After several years in the water, these polyester hulls – if they are not properly maintained – have, however, revealed their weakness against humidity.
This phenomenon of degradation is called osmosis.
Polyester and Fibre Glass Boats in Focus
Even if you can still navigate with a boat that shows signs of osmosis, it is still recommended to solve this problem.
What is osmosis?
To say it in a few words, osmosis is quite simply letting water penetrate into the polyester material.
Osmosis is the result of a disbalance between two fluids with different concentration, which are separated by a semi-permeable membrane (the gelcoat).
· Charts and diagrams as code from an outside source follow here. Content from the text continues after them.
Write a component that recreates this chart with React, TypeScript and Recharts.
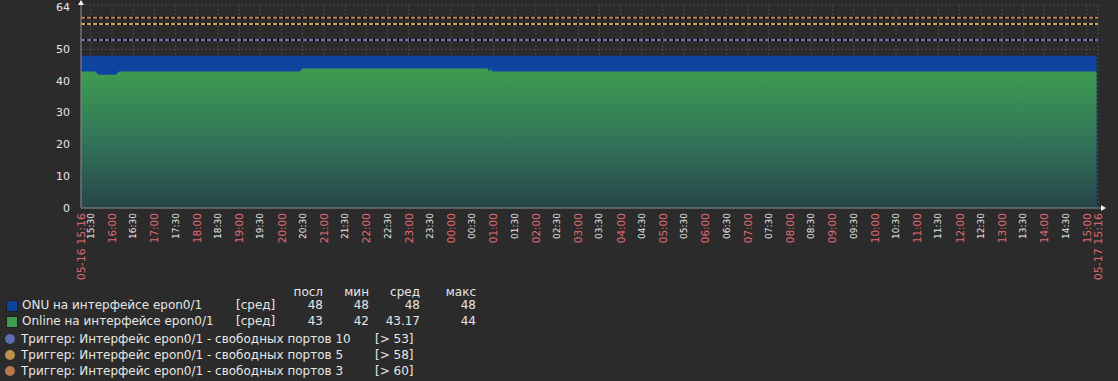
import {
  ComposedChart,
  Area,
  XAxis,
  YAxis,
  CartesianGrid,
  ReferenceLine,
  ReferenceDot,
} from "recharts";

// time axis: minutes since 05-16 15:16, 24h window
const xTickLabels = [
  "05-16 15:16",
  "15:30", "16:00", "16:30", "17:00", "17:30", "18:00", "18:30", "19:00",
  "19:30", "20:00", "20:30", "21:00", "21:30", "22:00", "22:30", "23:00",
  "23:30", "00:00", "00:30", "01:00", "01:30", "02:00", "02:30", "03:00",
  "03:30", "04:00", "04:30", "05:00", "05:30", "06:00", "06:30", "07:00",
  "07:30", "08:00", "08:30", "09:00", "09:30", "10:00", "10:30", "11:00",
  "11:30", "12:00", "12:30", "13:00", "13:30", "14:00", "14:30", "15:00",
  "05-17 15:16",
];
const yTicks = [0, 10, 20, 30, 40, 50, 64];

const sampleMinutes = [0, 20, 25, 49, 54, 310, 313, 575, 578, 580, 582, 1438];
const onuValues = [48, 48, 48, 48, 48, 48, 48, 48, 48, 48, 48, 48];
const onlineValues = [43, 43, 42, 42, 43, 43, 44, 44, 43, 44, 43, 43];

const triggerValues = [53, 58, 60];
const triggerColors = ["#6e78b4", "#c8a55a", "#bc8458"];
const triggerNames = [
  "Триггер: Интерфейс epon0/1 - свободных портов 10",
  "Триггер: Интерфейс epon0/1 - свободных портов 5",
  "Триггер: Интерфейс epon0/1 - свободных портов 3",
];
const triggerLegendColors = ["#5d6bb0", "#b8924c", "#b8784c"];

const seriesNames = ["ONU на интерфейсе epon0/1", "Online на интерфейсе epon0/1"];
const seriesColors = ["#0e44a0", "#3e9c4f"];
const statHeaders = ["посл", "мин", "сред", "макс"];
const onuStats = ["48", "48", "48", "48"];
const onlineStats = ["43", "42", "43.17", "44"];

const START = 15 * 60 + 16;
function labelToMinute(label: string, i: number) {
  if (i === 0) return 0;
  if (i === xTickLabels.length - 1) return 1440;
  const [h, m] = label.split(":").map(Number);
  let v = h * 60 + m - START;
  if (v < 0) v += 1440;
  return v;
}
const xTicks = xTickLabels.map(labelToMinute);
const labelByMinute = new Map(xTicks.map((t, i) => [t, xTickLabels[i]]));

const data = sampleMinutes.map((t, i) => ({
  t,
  onu: onuValues[i],
  online: onlineValues[i],
}));

const FONT = "'DejaVu Sans', sans-serif";
const TEXT = "#e6e6e6";
const RED = "#e06a72";

function TimeTick(props: any) {
  const { x, y, payload } = props;
  const label = labelByMinute.get(payload.value) ?? "";
  const isEnd = label.includes("-");
  const isHour = label.endsWith(":00") || isEnd;
  return (
    <text
      x={x}
      y={y}
      transform={`rotate(-90, ${x}, ${y})`}
      textAnchor="end"
      dominantBaseline="central"
      fill={isHour ? RED : TEXT}
      fontSize={isEnd ? 11 : isHour ? 10.5 : 9}
      fontFamily={FONT}
    >
      {label}
    </text>
  );
}

function ValueTick(props: any) {
  const { x, y, payload } = props;
  // top label is nudged down so it is not clipped
  const dy = payload.value === 64 ? 2 : 0;
  return (
    <text
      x={x}
      y={y + dy}
      textAnchor="end"
      dominantBaseline="central"
      fill={TEXT}
      fontSize={11}
      fontFamily={FONT}
    >
      {payload.value}
    </text>
  );
}

function UpArrow(props: any) {
  const { cx, cy } = props;
  return (
    <g>
      <line x1={cx} y1={cy} x2={cx} y2={cy - 4} stroke="#8a8a8a" />
      <path d={`M${cx - 3},${cy} L${cx + 3},${cy} L${cx},${cy - 5} Z`} fill="#f0f0f0" />
    </g>
  );
}

function RightArrow(props: any) {
  const { cx, cy } = props;
  return (
    <g>
      <line x1={cx} y1={cy} x2={cx + 5} y2={cy} stroke="#8a8a8a" />
      <path d={`M${cx + 3},${cy - 3} L${cx + 3},${cy + 3} L${cx + 8},${cy} Z`} fill="#f0f0f0" />
    </g>
  );
}

const legendText: React.CSSProperties = {
  position: "absolute",
  fontFamily: FONT,
  fontSize: 12,
  color: TEXT,
  lineHeight: "14px",
  whiteSpace: "nowrap",
};
const statRight = [323, 369, 420, 476];

export default function App() {
  return (
    <div
      style={{
        position: "absolute",
        left: 0,
        top: 0,
        width: 1118,
        height: 381,
        background: "#2b2b2b",
        overflow: "hidden",
      }}
    >
      <ComposedChart
        width={1118}
        height={292}
        data={data}
        margin={{ top: 5, right: 20, left: 0, bottom: 0 }}
      >
        <defs>
          <linearGradient id="gradOnline" x1="0" y1="0" x2="0" y2="1">
            <stop offset="0%" stopColor="#3f9d4f" />
            <stop offset="50%" stopColor="#32765a" />
            <stop offset="100%" stopColor="#28454a" />
          </linearGradient>
        </defs>
        <CartesianGrid stroke="#4a4a4a" strokeDasharray="2 2" />
        <XAxis
          dataKey="t"
          type="number"
          domain={[0, 1440]}
          ticks={xTicks}
          interval={0}
          tick={<TimeTick />}
          tickLine={false}
          tickSize={3}
          tickMargin={2}
          axisLine={{ stroke: "#8a8a8a" }}
          height={84}
          allowDataOverflow
        />
        <YAxis
          domain={[0, 64]}
          ticks={yTicks}
          interval={0}
          tick={<ValueTick />}
          tickLine={false}
          tickSize={6}
          tickMargin={5}
          axisLine={{ stroke: "#8a8a8a" }}
          width={81}
          allowDataOverflow
        />
        <Area
          type="linear"
          dataKey="onu"
          stroke="none"
          fill={seriesColors[0]}
          fillOpacity={1}
          isAnimationActive={false}
          dot={false}
          activeDot={false}
        />
        <Area
          type="linear"
          dataKey="online"
          stroke="none"
          fill="url(#gradOnline)"
          fillOpacity={1}
          isAnimationActive={false}
          dot={false}
          activeDot={false}
        />
        {triggerValues.map((v) => (
          <ReferenceLine key={`b${v}`} y={v} stroke="#000" strokeWidth={2} />
        ))}
        {triggerValues.map((v, i) => (
          <ReferenceLine
            key={`c${v}`}
            y={v}
            stroke={triggerColors[i]}
            strokeWidth={2}
            strokeDasharray="4 2"
          />
        ))}
        <ReferenceDot x={0} y={64} r={0} shape={<UpArrow />} ifOverflow="visible" />
        <ReferenceDot x={1440} y={0} r={0} shape={<RightArrow />} ifOverflow="visible" />
      </ComposedChart>

      {statHeaders.map((h, i) => (
        <div key={h} style={{ ...legendText, top: 285, right: 1118 - statRight[i] }}>
          {h}
        </div>
      ))}
      {[onuStats, onlineStats].map((stats, r) => (
        <div key={r}>
          <div
            style={{
              position: "absolute",
              left: 6,
              top: 300 + r * 16,
              width: 10,
              height: 10,
              background: seriesColors[r],
              border: "1px solid #1e1e1e",
            }}
          />
          <div style={{ ...legendText, left: 22, top: 298 + r * 16 }}>{seriesNames[r]}</div>
          <div style={{ ...legendText, left: 236, top: 298 + r * 16 }}>[сред]</div>
          {stats.map((s, i) => (
            <div key={i} style={{ ...legendText, top: 298 + r * 16, right: 1118 - statRight[i] }}>
              {s}
            </div>
          ))}
        </div>
      ))}
      {triggerNames.map((name, i) => (
        <div key={name}>
          <div
            style={{
              position: "absolute",
              left: 5,
              top: 334 + i * 16,
              width: 10,
              height: 10,
              borderRadius: "50%",
              background: triggerLegendColors[i],
            }}
          />
          <div style={{ ...legendText, left: 21, top: 332 + i * 16 }}>{name}</div>
          <div style={{ ...legendText, left: 375, top: 332 + i * 16 }}>[&gt; {triggerValues[i]}]</div>
        </div>
      ))}
    </div>
  );
}
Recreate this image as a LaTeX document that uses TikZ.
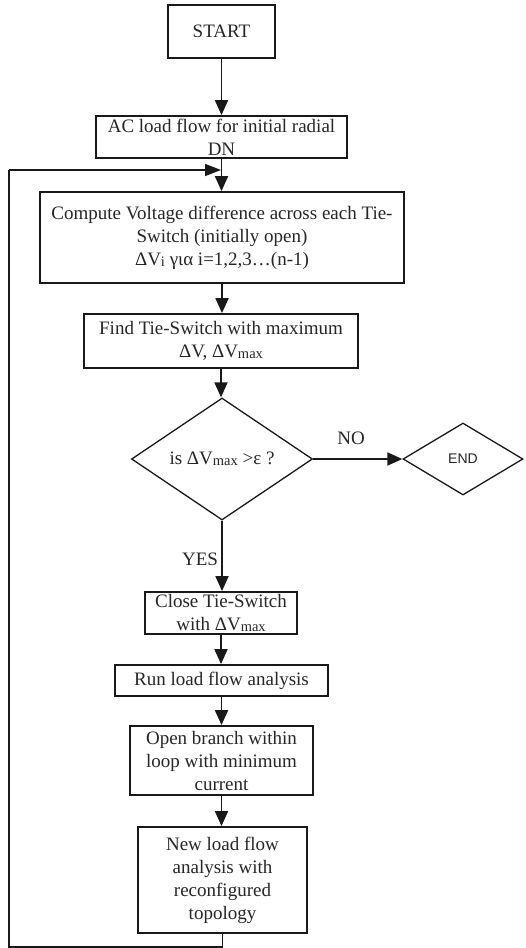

The liquid with less concentration (water) goes through the membrane to rejoin the liquid with a higher concentration (the solvent), thus creating a chemical reaction that is called hydrolysis.
Which impact has osmosis?
The encounter between solvent and water produces blisters that contain acetic acid. The acetic acid can be easily identified by its strong smell of vinegar (if you pierce a blister).
Please note: In sweet water, osmosis shows a much faster progress than in salt water and is therefore of increased importance.
What should I do if there is osmosis?
To get rid of osmosis on a boat, a “peeling” should be made. This measure means sanding down the hull – the gelcoat is removed so that the hull is uncovered.
Should there be a lot of osmosis, it is also recommended to sandblast the hull to eliminate all blisters in greater depth.
After the hull has been carefully rinsed it must be dried completely so that it can absorb the gelcoat and the preventive treatment.
Being a true protective barrier, this treatment makes the hull water-proof because of the epoxy resin contained in it.
After that, a coat of paint called antifouling can be applied to prevent that aquatic organisms will settle again on the hull of the boat.
Osmosis is a very common phenomenon on old boats that were built when the methods of stratification and the application of gelcoat were not yet state of the art.
On boats built in the recent years, the phenomenon of osmosis has been considerably reduced.
If a boat suffers from osmosis, its structure will be weakened. Therefore it is advised to limit this development by treating it as soon as it manifests itself on the hull.